NPO法人神奈川県日本ユーラシア協会

ドミートリーを生んだエレーナ
ru.wikipedia.orgより


イヴァン三世の孫のドミートリー
ru.wikipedia.orgより

 1497年、貴族会議と府主教の完全な同意を得てイヴァン三世が大公位継承者として正式に孫のドミートリーを指名し、その上戴冠式まで行われることが、ソフィアとヴァシーリーの耳に入った。このことは、彼ら二人には秘密裏に話が進んでいた。とはいえ、貴族会議は諸手を挙げて戴冠式に賛同していたので、二人がこの一件を阻止できないのは明らかであった。

 しかし、当然ながら、母と息子は最も近しい側近らとこれらの状況を議論した。考え方はさまざまであった。下級貴族と宮殿の召使にひそかにヴァシーリーへの忠誠を誓わせようと提案する者もいれば、モスクワを離れて軍隊を集め、大公国の資金の一部が保管されているベロオゼロとヴォログダを占拠しようという者もおり、またドミートリーの暗殺を勧める者もいた。だが、それ以上の話をする者は誰もいなかった。というのも、君主と容易ならぬ形で衝突することは無益であるばかりか危険であることを、すべての者がよくよく理解していたからであった。

 しかしながら、こういった話は、あたかも陰謀が持ち上がっているかのようにイヴァン三世の方へ告げ知らされた。事態は深刻化し、ちょうどその頃宮殿の居室で、何らかの植物の草をソフィアのところへ持っていこうとしていたかのようなある農夫が捕まった。その植物の草は単なる薬草であったかもしれないし、それは大公妃のもとへ持っていくものではなかったのかもしれない。イヴァン三世は事件を深く追及するつもりはなく、この農夫は真夜中にモスクワ川で溺死させられた。さらに、ヴァシーリーの側近の内6人が処刑され、それ以外の者たちも手当たり次第に投獄された。イヴァン三世は息子ヴァシーリーを秘密の監視下に置き、彼は一年以上も事実上の監禁状態の内にあった。イヴァン三世はおそらく、ドミートリー暗殺を企んだ嫌疑をソフィアにかけたのであろう、その後彼女とは不仲の生活が始まった。

 1498年2月4日、「ビザンチンの教会法規に基づき」ウスペンスキー大聖堂で、15歳に満たない孫のドミートリーがウラジーミルおよびモスクワ大公国の大公位に即位する戴冠式が厳かに取り行われた。これでイヴァン三世には、すっかり成人した共同統治者がいることになった。

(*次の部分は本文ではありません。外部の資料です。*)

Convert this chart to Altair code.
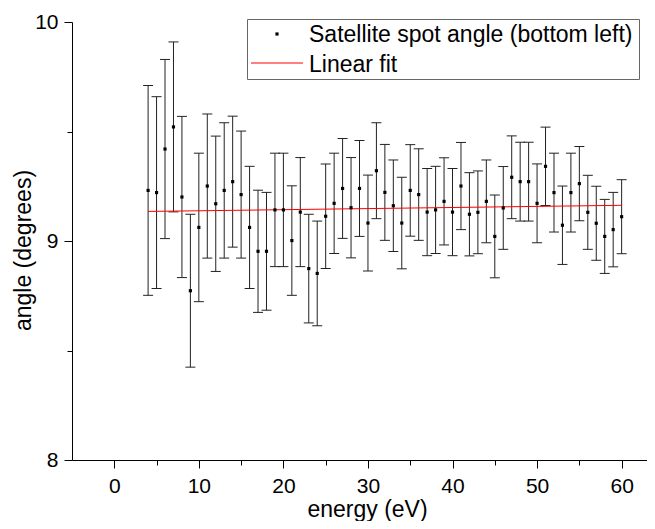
import altair as alt
import pandas as pd

# ---- data ----
energy = list(range(4, 61))
angle = [9.231, 9.221, 9.420, 9.521, 9.201, 8.773, 9.062, 9.251, 9.170, 9.231,
         9.271, 9.212, 9.062, 8.953, 8.953, 9.142, 9.142, 9.002, 9.132, 8.874,
         8.852, 9.113, 9.172, 9.240, 9.152, 9.240, 9.082, 9.321, 9.222, 9.161,
         9.082, 9.231, 9.212, 9.132, 9.142, 9.181, 9.132, 9.251, 9.122, 9.131,
         9.181, 9.021, 9.151, 9.291, 9.271, 9.271, 9.172, 9.341, 9.221, 9.072,
         9.221, 9.262, 9.131, 9.081, 9.021, 9.052, 9.111]
angle_err = [0.479, 0.438, 0.409, 0.388, 0.368, 0.349, 0.339, 0.329, 0.309, 0.309,
             0.299, 0.290, 0.279, 0.279, 0.269, 0.259, 0.259, 0.250, 0.249, 0.248,
             0.239, 0.239, 0.229, 0.228, 0.229, 0.219, 0.219, 0.219, 0.219, 0.209,
             0.209, 0.209, 0.209, 0.199, 0.199, 0.199, 0.199, 0.199, 0.190, 0.189,
             0.189, 0.189, 0.189, 0.189, 0.180, 0.180, 0.180, 0.179, 0.180, 0.179,
             0.180, 0.170, 0.169, 0.169, 0.169, 0.170, 0.169]
fit_energy = [4, 60]
fit_angle = [9.135, 9.163]

x_major = [0, 10, 20, 30, 40, 50, 60]
x_minor = [5, 15, 25, 35, 45, 55]
y_major = [8, 9, 10]
y_minor = [8.5, 9.5]
legend_labels = ["Satellite spot angle (bottom left)", "Linear fit"]

x_title = "energy (eV)"
y_title = "angle (degrees)"

# ---- tables ----
df = pd.DataFrame({"energy": energy, "angle": angle, "err": angle_err})
df["lo"] = df["angle"] - df["err"]
df["hi"] = df["angle"] + df["err"]
fit_df = pd.DataFrame({"energy": fit_energy, "angle": fit_angle})

FONT = "Liberation Sans"
INK = "#222222"

xscale = alt.Scale(domain=[-5, 63], nice=False, zero=False)
yscale = alt.Scale(domain=[8, 10], nice=False, zero=False)

x_axis = alt.Axis(
    orient="bottom", values=sorted(x_major + x_minor), grid=False, title=x_title,
    labelExpr="datum.value % 10 === 0 ? format(datum.value, 'd') : ''",
    tickSize={"condition": {"test": "datum.value % 10 === 0", "value": 8}, "value": 5},
    tickColor="black", domainColor="black", labelColor="black",
    labelFont=FONT, labelFontSize=21, labelPadding=7, labelFlush=False, labelOverlap=False,
    titleFont=FONT, titleFontSize=23, titleFontWeight="normal", titleColor="black",
    titleX=295, titleY=56, titleBaseline="alphabetic", titleAlign="center",
)
y_axis = alt.Axis(
    orient="left", values=sorted(y_major + y_minor), grid=False, title=y_title,
    labelExpr="datum.value % 1 === 0 ? format(datum.value, 'd') : ''",
    tickSize={"condition": {"test": "datum.value % 1 === 0", "value": 8}, "value": 5},
    tickColor="black", domainColor="black", labelColor="black",
    labelFont=FONT, labelFontSize=21, labelPadding=6, labelFlush=False, labelOverlap=False,
    titleFont=FONT, titleFontSize=23, titleFontWeight="normal", titleColor="black",
    titleX=-42, titleY=228, titleBaseline="alphabetic", titleAlign="center", titleAngle=270,
)

base = alt.Chart(df)

bars = base.mark_rule(color=INK, strokeWidth=1).encode(
    x=alt.X("energy:Q", scale=xscale, axis=x_axis),
    y=alt.Y("lo:Q", scale=yscale, axis=y_axis),
    y2="hi:Q",
)
cap_lo = base.mark_tick(orient="horizontal", size=10, thickness=1, color=INK, opacity=1).encode(
    x=alt.X("energy:Q", scale=xscale),
    y=alt.Y("lo:Q", scale=yscale),
)
cap_hi = base.mark_tick(orient="horizontal", size=10, thickness=1, color=INK, opacity=1).encode(
    x=alt.X("energy:Q", scale=xscale),
    y=alt.Y("hi:Q", scale=yscale),
)
points = base.mark_square(size=10, color="black", opacity=1).encode(
    x=alt.X("energy:Q", scale=xscale),
    y=alt.Y("angle:Q", scale=yscale),
)
fit = alt.Chart(fit_df).mark_line(color="#ff0000", strokeWidth=1).encode(
    x=alt.X("energy:Q", scale=xscale),
    y=alt.Y("angle:Q", scale=yscale),
)

# ---- legend (drawn box) ----
one = alt.Chart(pd.DataFrame({"label": legend_labels[:1]}))
two = alt.Chart(pd.DataFrame({"label": legend_labels[1:]}))
leg_box = one.mark_rect(fill="white", stroke="#666666", strokeWidth=1).encode(
    x=alt.value(175.5), x2=alt.value(567.5), y=alt.value(-2.5), y2=alt.value(57.5))
leg_pt = one.mark_square(size=10, color="black", opacity=1).encode(
    x=alt.value(205), y=alt.value(12))
leg_line = two.mark_rule(color="#ff0000", strokeWidth=1).encode(
    x=alt.value(179), x2=alt.value(231), y=alt.value(41))
leg_t1 = one.mark_text(align="left", baseline="alphabetic", font=FONT, fontSize=23,
                       color="black").encode(text="label:N", x=alt.value(237), y=alt.value(20))
leg_t2 = two.mark_text(align="left", baseline="alphabetic", font=FONT, fontSize=23,
                       color="black").encode(text="label:N", x=alt.value(237), y=alt.value(50))

chart = alt.layer(
    bars, cap_lo, cap_hi, fit, points, leg_box, leg_pt, leg_line, leg_t1, leg_t2
).properties(
    width=575, height=438,
    padding={"left": 64, "top": 14, "right": 0, "bottom": 61},
    autosize=alt.AutoSizeParams(type="none"),
).configure_view(stroke=None)

chart.save("out.html", embed_options={"renderer": "svg", "actions": False})
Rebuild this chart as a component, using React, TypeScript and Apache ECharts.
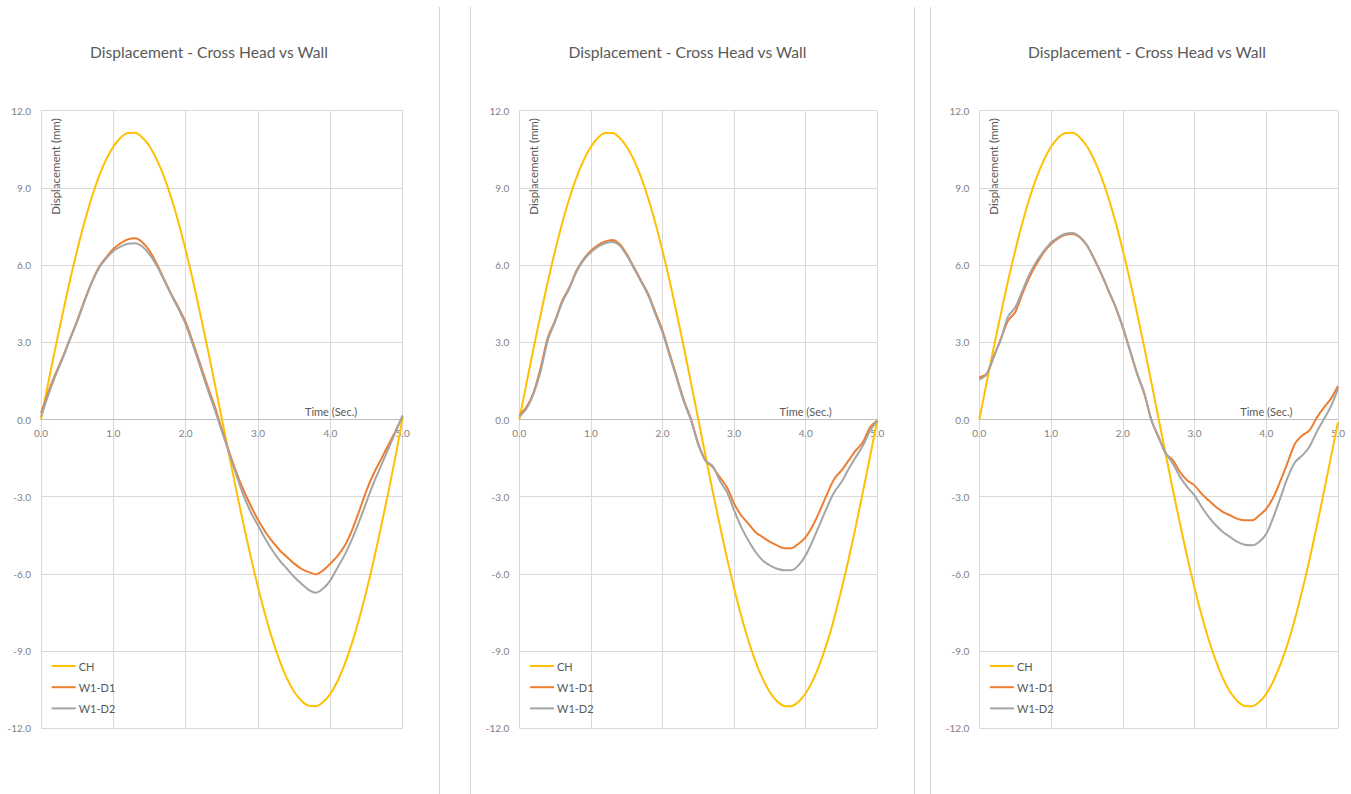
import React, { useEffect, useRef } from "react";
import * as echarts from "echarts";

const TITLE = "Displacement - Cross Head vs Wall";
const Y_NAME = "Displacement (mm)";
const X_NAME = "Time (Sec.)";
const SERIES_NAMES = ["CH", "W1-D1", "W1-D2"];
const COLORS = ["#FFC000", "#ED7D31", "#A5A5A5"];

const TIME = [
  0.0, 0.1, 0.2, 0.3, 0.4, 0.5, 0.6, 0.7, 0.8, 0.9,
  1.0, 1.1, 1.2, 1.3, 1.4, 1.5, 1.6, 1.7, 1.8, 1.9,
  2.0, 2.1, 2.2, 2.3, 2.4, 2.5, 2.6, 2.7, 2.8, 2.9,
  3.0, 3.1, 3.2, 3.3, 3.4, 3.5, 3.6, 3.7, 3.8, 3.9,
  4.0, 4.1, 4.2, 4.3, 4.4, 4.5, 4.6, 4.7, 4.8, 4.9, 5.0,
];

// Panel 1
const CH_1 = [
  0.0, 1.42, 2.8, 4.12, 5.4, 6.58, 7.66, 8.62, 9.44, 10.1,
  10.6, 10.95, 11.13, 11.14, 10.96, 10.62, 10.1, 9.44, 8.62, 7.66,
  6.58, 5.4, 4.12, 2.8, 1.42, 0.02, -1.38, -2.75, -4.08, -5.34,
  -6.52, -7.6, -8.56, -9.38, -10.06, -10.58, -10.93, -11.12, -11.14, -10.98,
  -10.66, -10.16, -9.5, -8.68, -7.72, -6.64, -5.46, -4.18, -2.84, -1.44, 0.08,
];
const D1_1 = [
  0.25, 1.06, 1.77, 2.42, 3.13, 3.84, 4.62, 5.33, 5.92, 6.3,
  6.63, 6.85, 7.0, 7.04, 6.89, 6.56, 6.05, 5.46, 4.88, 4.36,
  3.78, 3.0, 2.16, 1.32, 0.52, -0.38, -1.25, -2.05, -2.75, -3.35,
  -3.9, -4.36, -4.75, -5.08, -5.35, -5.6, -5.8, -5.93, -6.02, -5.86,
  -5.6, -5.3, -4.9, -4.3, -3.55, -2.75, -2.1, -1.55, -1.0, -0.45, 0.15,
];
const D2_1 = [
  0.1, 0.95, 1.7, 2.38, 3.1, 3.8, 4.58, 5.3, 5.88, 6.25,
  6.55, 6.72, 6.83, 6.85, 6.72, 6.42, 5.98, 5.42, 4.85, 4.3,
  3.7, 2.9, 2.05, 1.2, 0.4, -0.45, -1.3, -2.15, -2.95, -3.6,
  -4.12, -4.63, -5.09, -5.48, -5.8, -6.12, -6.38, -6.62, -6.73, -6.57,
  -6.25, -5.75, -5.25, -4.65, -3.95, -3.2, -2.45, -1.8, -1.15, -0.5, 0.15,
];

// Panel 2
const CH_2 = [
  0.0, 1.4, 2.78, 4.1, 5.38, 6.56, 7.64, 8.6, 9.42, 10.08,
  10.6, 10.95, 11.13, 11.13, 10.95, 10.6, 10.09, 9.42, 8.6, 7.64,
  6.56, 5.38, 4.1, 2.78, 1.4, 0.0, -1.4, -2.78, -4.1, -5.38,
  -6.56, -7.64, -8.6, -9.42, -10.08, -10.6, -10.95, -11.13, -11.14, -10.97,
  -10.64, -10.14, -9.47, -8.66, -7.7, -6.6, -5.42, -4.14, -2.8, -1.42, -0.02,
];
const D1_2 = [
  0.16, 0.48, 1.06, 2.03, 3.2, 3.84, 4.62, 5.14, 5.79, 6.24,
  6.56, 6.78, 6.92, 6.98, 6.82, 6.43, 5.92, 5.4, 4.88, 4.17,
  3.46, 2.55, 1.64, 0.74, 0.0, -0.94, -1.59, -1.85, -2.24, -2.63,
  -3.27, -3.73, -4.05, -4.38, -4.57, -4.76, -4.89, -5.0, -5.0, -4.83,
  -4.57, -4.12, -3.53, -2.89, -2.3, -1.98, -1.59, -1.2, -0.88, -0.3, -0.04,
];
const D2_2 = [
  0.12, 0.42, 1.0, 1.9, 3.1, 3.8, 4.55, 5.1, 5.75, 6.2,
  6.5, 6.72, 6.85, 6.9, 6.76, 6.38, 5.88, 5.36, 4.82, 4.1,
  3.38, 2.48, 1.58, 0.68, -0.05, -0.98, -1.6, -1.8, -2.37, -2.82,
  -3.53, -4.18, -4.7, -5.15, -5.48, -5.67, -5.8, -5.86, -5.86, -5.67,
  -5.28, -4.7, -4.05, -3.4, -2.82, -2.43, -1.92, -1.46, -1.01, -0.43, -0.04,
];

// Panel 3
const CH_3 = [
  0.0, 1.4, 2.78, 4.1, 5.38, 6.56, 7.64, 8.6, 9.42, 10.08,
  10.6, 10.95, 11.13, 11.14, 10.96, 10.62, 10.1, 9.43, 8.62, 7.66,
  6.58, 5.4, 4.12, 2.8, 1.42, 0.02, -1.38, -2.76, -4.08, -5.36,
  -6.54, -7.62, -8.58, -9.4, -10.08, -10.6, -10.95, -11.13, -11.14, -10.98,
  -10.66, -10.16, -9.5, -8.7, -7.74, -6.66, -5.48, -4.2, -2.86, -1.48, -0.1,
];
const D1_3 = [
  1.64, 1.77, 2.42, 3.13, 3.84, 4.17, 4.88, 5.53, 6.05, 6.5,
  6.82, 7.04, 7.18, 7.21, 7.08, 6.76, 6.24, 5.66, 5.01, 4.36,
  3.58, 2.68, 1.77, 1.0, -0.04, -0.69, -1.33, -1.59, -2.05, -2.37,
  -2.56, -2.89, -3.15, -3.4, -3.6, -3.73, -3.86, -3.92, -3.92, -3.73,
  -3.47, -3.02, -2.37, -1.66, -0.94, -0.62, -0.43, 0.05, 0.45, 0.8, 1.3,
];
const D2_3 = [
  1.55, 1.75, 2.45, 3.1, 4.0, 4.35, 5.0, 5.65, 6.15, 6.55,
  6.88, 7.08, 7.22, 7.25, 7.1, 6.78, 6.26, 5.68, 5.03, 4.38,
  3.6, 2.7, 1.8, 1.02, -0.02, -0.7, -1.3, -1.72, -2.24, -2.63,
  -2.95, -3.4, -3.79, -4.12, -4.38, -4.57, -4.76, -4.87, -4.89, -4.76,
  -4.44, -3.79, -3.02, -2.24, -1.66, -1.4, -1.07, -0.5, 0.0, 0.5, 1.2,
];

const PANEL_DATA = [
  [CH_1, D1_1, D2_1],
  [CH_2, D1_2, D2_2],
  [CH_3, D1_3, D2_3],
];

// layout (pixels)
const GRID_LEFT = [41, 519.3, 979.3];
const GRID_WIDTH = [361.7, 358, 358.7];
const GRID_TOP = 110.7;
const GRID_HEIGHT = 617.6;
const TITLE_X = [209, 687.5, 1147];
const SEPARATORS = [439.5, 470.5, 914.5, 930.5];

const FONT = "Lato, 'Open Sans', sans-serif";

export default function App() {
  const ref = useRef<HTMLDivElement>(null);

  useEffect(() => {
    if (!ref.current) return;
    const chart = echarts.init(ref.current, undefined, { renderer: "svg" });

    const grids = GRID_LEFT.map((l, i) => ({
      left: l,
      top: GRID_TOP,
      width: GRID_WIDTH[i],
      height: GRID_HEIGHT,
      containLabel: false,
    }));

    const xAxes = GRID_LEFT.map((_, i) => ({
      type: "value",
      gridIndex: i,
      position: "bottom",
      offset: -GRID_HEIGHT / 2,
      min: 0,
      max: 5,
      interval: 1,
      axisLine: { show: true, onZero: false, lineStyle: { color: "#bfbfbf", width: 1 } },
      axisTick: { show: false },
      axisLabel: {
        color: "#7f7f7f",
        fontSize: 10,
        fontFamily: FONT,
        margin: 8,
        formatter: (v: number) => v.toFixed(1),
      },
      splitLine: { show: true, lineStyle: { color: "#d9d9d9", width: 1 } },
    }));

    const yAxes = GRID_LEFT.map((_, i) => ({
      type: "value",
      gridIndex: i,
      min: -12,
      max: 12,
      interval: 3,
      axisLine: { show: false },
      axisTick: { show: false },
      axisLabel: {
        color: "#7f7f7f",
        fontSize: 10,
        fontFamily: FONT,
        margin: 10,
        formatter: (v: number) => v.toFixed(1),
      },
      splitLine: { show: true, lineStyle: { color: "#d9d9d9", width: 1 } },
    }));

    const series: any[] = [];
    PANEL_DATA.forEach((panel, i) => {
      panel.forEach((vals, s) => {
        series.push({
          name: SERIES_NAMES[s],
          type: "line",
          xAxisIndex: i,
          yAxisIndex: i,
          data: TIME.map((t, k) => [t, vals[k]]),
          symbol: "none",
          showSymbol: false,
          smooth: 0.3,
          lineStyle: { color: COLORS[s], width: 2 },
          itemStyle: { color: COLORS[s] },
          z: 3 + s,
        });
      });
    });

    const legends = GRID_LEFT.map((l) => ({
      orient: "vertical",
      left: l + 10.7,
      top: 660.5,
      padding: 0,
      itemWidth: 24,
      itemHeight: 2,
      itemGap: 10.2,
      icon: "rect",
      data: SERIES_NAMES,
      textStyle: { color: "#595959", fontSize: 11, fontFamily: FONT, padding: [0, 0, 0, -2] },
      selectedMode: false,
    }));

    const graphics: any[] = [];
    SEPARATORS.forEach((x) => {
      graphics.push({
        type: "line",
        shape: { x1: x, y1: 7, x2: x, y2: 794 },
        style: { stroke: "#d4d4d4", lineWidth: 1 },
        silent: true,
      });
    });
    GRID_LEFT.forEach((l, i) => {
      graphics.push({
        type: "text",
        x: TITLE_X[i],
        y: 51.5,
        style: {
          text: TITLE,
          fill: "#595959",
          font: `15.6px ${FONT}`,
          textAlign: "center",
          textVerticalAlign: "middle",
        },
      });
      graphics.push({
        type: "text",
        x: l + 14,
        y: 166.5,
        rotation: Math.PI / 2,
        style: {
          text: Y_NAME,
          fill: "#595959",
          font: `11.5px ${FONT}`,
          textAlign: "center",
          textVerticalAlign: "middle",
        },
      });
      graphics.push({
        type: "text",
        x: l + GRID_WIDTH[i] - 45.5,
        y: 411,
        style: {
          text: X_NAME,
          fill: "#595959",
          font: `11px ${FONT}`,
          textAlign: "right",
          textVerticalAlign: "middle",
        },
      });
    });

    chart.setOption({
      animation: false,
      backgroundColor: "#ffffff",
      grid: grids,
      xAxis: xAxes,
      yAxis: yAxes,
      legend: legends,
      series,
      graphic: graphics,
    });

    return () => {
      chart.dispose();
    };
  }, []);

  return (
    <div
      ref={ref}
      style={{ position: "absolute", left: 0, top: 0, width: 1351, height: 794 }}
    />
  );
}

 あとやるべきことは、家族との関係修復であり、これにはほぼ一年が費やされた。年代記作者が言及しているところによれば、イヴァン三世は陰謀事件を再調査するよう命じ、ドミートリーの母親であるエレーナ・ヴォロシャンカの友人らが企てた奸計のせいで、彼が騙されていたことが分かった。実際に奸計が図られたのか、あるいはイヴァン三世が自分の権威が傷つかないよう家族との和解のために差しさわりのない口実をただ思いついたのかは、不明である。いずれにせよ、エレーナの側近の何名かは処刑された。しかし、孫のドミートリーとエレーナに対してイヴァン三世がある程度冷たくなったことを別にすれば、君主側から彼らへのいかなる処罰もなかった。また、ヴァシーリーに対しては、ノヴゴロド大公の称号と共にノヴゴロドとプスコフの地を委ねることを告げた。